Agripino is 3-2-1 in her career. She says this is very likely her final fight, before she devotes her time to others. Although ...

"Each fight I always say it's the last fight. Each time I say it people say, 'you said that last time.' This will probably be the last," she said. "Due to my job, my age. I only really meant to do one (fight). Then I did the second one and retired for four years and came back. I only meant to do one again. But when my man Rollie (Pier) passed away, I wanted to do one more to honor him. I'll stay in as a coach and bring the next kids up and stay active. As for competition, I don't have that much more in me."

Or maybe she does.
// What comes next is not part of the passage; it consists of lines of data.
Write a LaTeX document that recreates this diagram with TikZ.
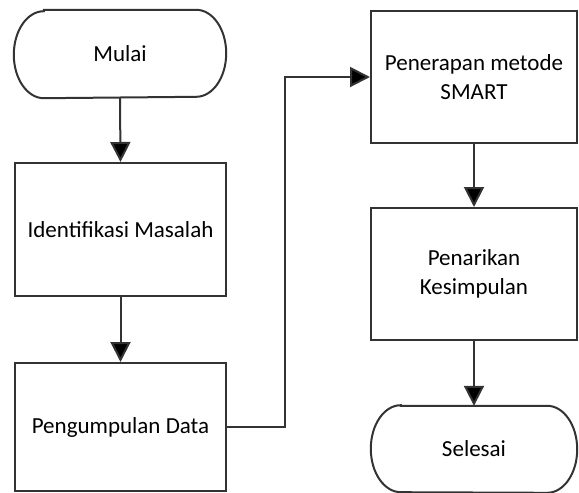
\documentclass[tikz,border=0pt]{standalone}
\usepackage{fontspec}
\setmainfont{Carlito}
\usetikzlibrary{arrows.meta,calc}
\begin{document}
\begin{tikzpicture}[x=1pt,y=1pt,
  every node/.style={font=\fontsize{23}{29}\selectfont, align=center, inner sep=0pt},
  procbox/.style={draw=black!80, line width=2pt, rectangle, minimum width=#1},
  termbox/.style={rectangle, minimum width=#1},
  conn/.style={draw=black!80, line width=2pt, -{Triangle[length=20pt,width=20pt,fill=black]}},
  plain/.style={draw=black!80, line width=2pt}]
\useasboundingbox (0,0) rectangle (579,-493);
% terminators (text nodes; outline drawn below)
\node[termbox=212, minimum height=88] (mulai) at (120,-54) {Mulai};
\node[termbox=206, minimum height=86] (selesai) at (474,-449) {Selesai};
\foreach \n/\rx in {mulai/30,selesai/30}{
  \draw[black!80, line width=2pt]
    ($(\n.north west)+(\rx,0)$) -- ($(\n.north east)+(-\rx,0)$)
    arc[start angle=90, end angle=-90, x radius=\rx, y radius=43.5]
    -- ($(\n.south west)+(\rx,0)$)
    arc[start angle=270, end angle=90, x radius=\rx, y radius=43.5] -- cycle;
}
% process boxes
\node[procbox=211, minimum height=133] (ident) at (120.5,-229.5) {Identifikasi Masalah};
\node[procbox=211, minimum height=128] (kumpul) at (120.5,-427) {Pengumpulan Data};
\node[procbox=206, minimum height=132] (terap) at (474,-77) {Penerapan metode\\SMART};
\node[procbox=206, minimum height=132] (tarik) at (474,-274) {Penarikan\\Kesimpulan};
\coordinate (bendA) at (285,-427);
\coordinate (bendB) at (285,-77);
% connectors
\draw[conn] (mulai.south) -- (ident.north);
\draw[conn] (ident.south) -- (kumpul.north);
\draw[conn] (kumpul.east) -- (bendA) -- (bendB) -- (terap.west);
\draw[conn] (terap.south) -- (tarik.north);
\draw[conn] (tarik.south) -- (selesai.north);
\end{tikzpicture}
\end{document}
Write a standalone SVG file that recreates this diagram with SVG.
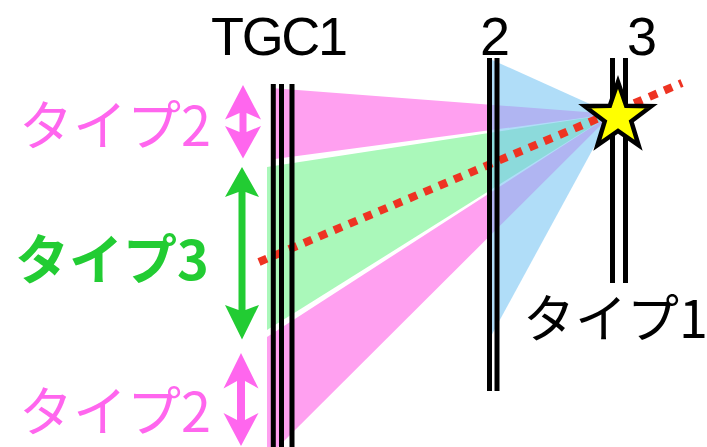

Her message should resonate with all of us, but especially young girls and women who may not understand the mental toughness boxing affords.

"It doesn't matter what the sport is, whether wrestling, jujitsu, karate, kick boxing or boxing," she said, "I encourage all young women to get involved. For their confidence. There's so much stuff going on in the outside world. Even if they don't compete, it gives them confidence and they're able to protect themselves. I didn't have that as a kid. I wish I did. They say fighting is 80 percent mental anyway."